Despite not being a professional (I’m very far from it) I’ll never forget what it was like to be a complete newbie and have no one to answer my questions and soothe my doubts. So it’s time to share a little of what I’ve learned through my experience, offer my humble help to the newbie photographer community, and hopefully help others avoid making the same mistakes I did.
I remember clearly the first time I opened 500px. It was in November of 2014. The first page had such an impact on me that I immediately wanted to become a photographer—to abandon my current life and start taking trips all over the world.
A year and a half later I’m not that person, and yet I’ve acquired some small skills that I never even dreamt of having. But let’s put ourselves in the shoes of being a newbie again (I still feel that way many times anyway…).
1. The gear is not responsible for the images
The first error I made was about the gear. Almost everybody thinks that, without an expensive and shiny new camera and/or lens, your images will be horrible. Then they spent enormous amounts of money only to achieve disappointing results. Rule of thumb: the gear doesn’t make the image. Instead. it’s the photographer’s knowledge and experience.
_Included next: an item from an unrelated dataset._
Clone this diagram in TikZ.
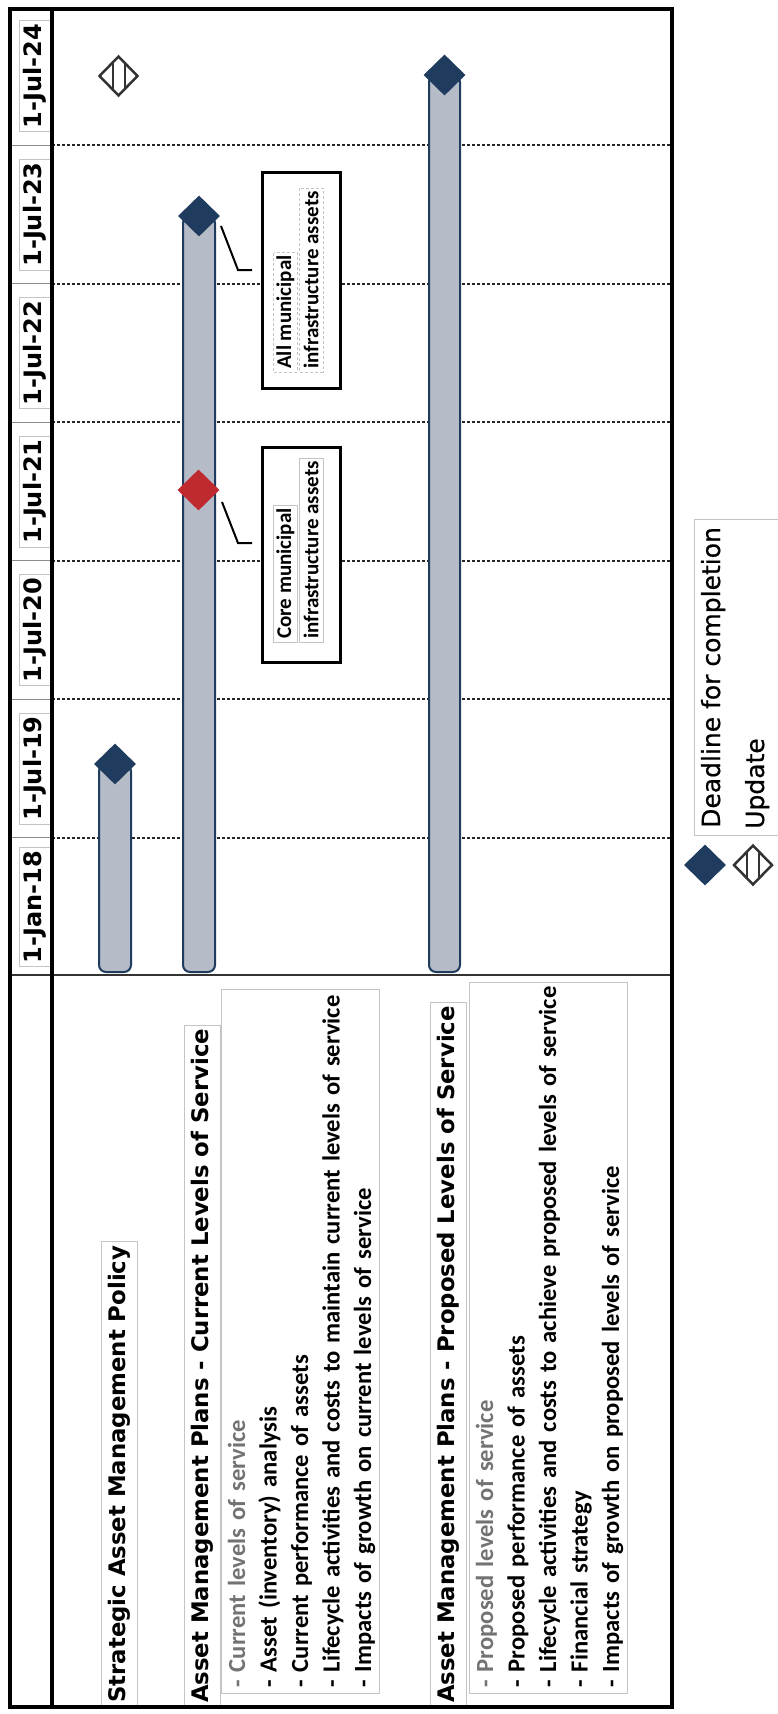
\documentclass[tikz,border=0pt]{standalone}
\usepackage{fontspec}
\setmainfont{DejaVu Sans}
\newfontfamily\calibfont{Carlito}
\newfontfamily\legendfont[FakeBold=0.6]{DejaVu Sans}
\usetikzlibrary{shapes.geometric}

\definecolor{navy}{HTML}{1F3B5E}
\definecolor{barfill}{HTML}{B5BBC7}
\definecolor{deadred}{HTML}{BF2A2E}
\definecolor{boxgray}{HTML}{C4C4C4}

\newcommand{\lstrut}{\rule[-7.5pt]{0pt}{31.5pt}}
\newcommand{\wide}{\spaceskip=8pt plus 1pt\relax}

\tikzset{
  bar/.style={draw=navy, fill=barfill, line width=2pt, rounded corners=7pt},
  deadline/.style={diamond, fill=navy, inner sep=0pt, minimum width=42pt, minimum height=41pt},
  coredeadline/.style={deadline, fill=deadred},
  update/.style={diamond, draw=black!80, fill=white, line width=2.5pt, inner sep=0pt,
    minimum width=39pt, minimum height=40pt,
    path picture={
      \draw[line width=2pt, black!80] ([xshift=-6pt]path picture bounding box.north) -- ([xshift=-6pt]path picture bounding box.south);
      \draw[line width=2pt, black!80] ([xshift=6pt]path picture bounding box.north) -- ([xshift=6pt]path picture bounding box.south);
    }},
  gridline/.style={densely dashed, line width=2pt, black!85},
  datebox/.style={draw=boxgray, rotate=90, inner xsep=3.5pt, inner ysep=1pt, minimum height=31pt,
    font=\bfseries\fontsize{24}{24}\selectfont},
  taskhead/.style={draw=boxgray, rotate=90, anchor=west, inner xsep=4pt, inner ysep=2pt, minimum height=36pt,
    font=\bfseries\fontsize{22.8}{24}\selectfont},
  tasklist/.style={draw=boxgray, rotate=90, anchor=north west, inner xsep=5pt, inner ysep=0pt, align=left,
    font=\calibfont\bfseries\fontsize{24.6}{31.5}\selectfont},
  callout/.style={draw, line width=3pt, fill=white, minimum width=78pt, inner sep=0pt},
  calltext/.style={rotate=90, anchor=west, inner xsep=3pt, inner ysep=1pt, minimum height=24pt,
    font=\calibfont\bfseries\fontsize{21}{21}\selectfont},
  leader/.style={line width=2pt},
  legendtext/.style={rotate=90, anchor=base west, inner sep=0pt, font=\legendfont\fontsize{25}{25}\selectfont}
}

\begin{document}
\begin{tikzpicture}[x=1pt, y=-1pt]
  \useasboundingbox (0,0) rectangle (777,1714);

  % time grid
  \foreach \i in {1,...,6} {
    \draw[gridline] (52,{145.25+138.5*(\i-1)}) -- (672,{145.25+138.5*(\i-1)});
    \draw[line width=1pt, black!45] (10,{145.25+138.5*(\i-1)}) -- (52,{145.25+138.5*(\i-1)});
  }
  \foreach \d [count=\i] in {1-Jul-24,1-Jul-23,1-Jul-22,1-Jul-21,1-Jul-20,1-Jul-19,1-Jan-18}
    \node[datebox] (date\i) at (34.5,{76+138.5*(\i-1)}) {\d};

  % bars
  \draw[bar] (99,764) rectangle (131,972);
  \draw[bar] (183,216) rectangle (215,972);
  \draw[bar] (429,75) rectangle (460,972);

  % milestones
  \node[deadline] (dPolicy) at (115,764) {};
  \node[deadline] (dCurrent) at (199,216) {};
  \node[coredeadline] (dCore) at (198.5,490) {};
  \node[deadline] (dProposed) at (444.5,75) {};
  \node[update] (dUpdate) at (118.5,76) {};

  % callouts
  \node[callout, minimum height=216pt] (allBox) at (301,280) {};
  \node[calltext, draw=boxgray, densely dashed] (allL1) at (285.5,372) {All municipal};
  \node[calltext, draw=boxgray, densely dashed] (allL2) at (311,372) {infrastructure assets};
  \node[callout, minimum height=215pt] (coreBox) at (301,554.5) {};
  \node[calltext, draw=boxgray] (coreL1) at (285.5,642) {Core municipal};
  \node[calltext, draw=boxgray] (coreL2) at (311,642) {infrastructure assets};

  \coordinate (allTip) at (221,226);
  \coordinate (allKnee) at (238,270);
  \coordinate (allFoot) at (252,270);
  \draw[leader] (allTip) -- (allKnee) -- (allFoot);
  \coordinate (coreTip) at (222,502);
  \coordinate (coreKnee) at (238,543);
  \coordinate (coreFoot) at (252,543);
  \draw[leader] (coreTip) -- (coreKnee) -- (coreFoot);

  % tasks
  \node[taskhead] (policyHead) at (119.5,1707) {Strategic Asset Management Policy};
  \node[taskhead] (currentHead) at (202,1707) {Asset Management Plans - Current Levels of Service};
  \node[taskhead] (proposedHead) at (448.5,1707) {Asset Management Plans - Proposed Levels of Service};

  \node[tasklist, text width=694pt] (currentList) at (221,1693) {%
    \mbox{\lstrut\color{black!55}- Current levels of service}\\
    \mbox{\lstrut- Asset (inventory) analysis}\\
    \mbox{\lstrut- Current performance of assets}\\
    \mbox{\lstrut\wide- Lifecycle activities and costs to maintain current levels of service}\\
    \mbox{\lstrut- Impacts of growth on current levels of service}};
  \node[tasklist, text width=701pt] (proposedList) at (469,1693) {%
    \mbox{\lstrut\color{black!55}- Proposed levels of service}\\
    \mbox{\lstrut- Proposed performance of assets}\\
    \mbox{\lstrut\wide- Lifecycle activities and costs to achieve proposed levels of service}\\
    \mbox{\lstrut- Financial strategy}\\
    \mbox{\lstrut- Impacts of growth on proposed levels of service}};

  % frame
  \draw[line width=2pt, black!80] (10,975) -- (672,975);
  \draw[line width=3.5pt] (52,9) -- (52,1707);
  \draw[line width=4.5pt] (10,9) rectangle (672,1707);

  % legend
  \node[draw=boxgray, minimum width=91pt, minimum height=316pt] (legendBox) at (739.5,677) {};
  \node[legendtext] (legDead) at (720,828) {Deadline for completion};
  \node[legendtext] (legUpd) at (764,829) {Update};
  \node[deadline] (legDeadMark) at (705,865) {};
  \node[update] (legUpdMark) at (753,865) {};
\end{tikzpicture}
\end{document}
So here comes another piece of advice: try, try and try… and try till you get there.
You won’t get that killer shot the first time, because it simply can’t be done. Composition, exposure, and the reason why you want to capture that moment are all way more important than have a gazillion megapixel camera. Learning to see things, feeling the mood (the light) of the place and what it really has to give, are what you should always consider first.
On the other hand, spend some money on a decent tripod and filters if you’re into landscape. A sturdy tripod and good head will last you many, many years and will help you produce sharp images without the risk of seeing your camera falling to the ground. And when it comes to filters, it’s better to have three from a good brand than ten from a cheap one.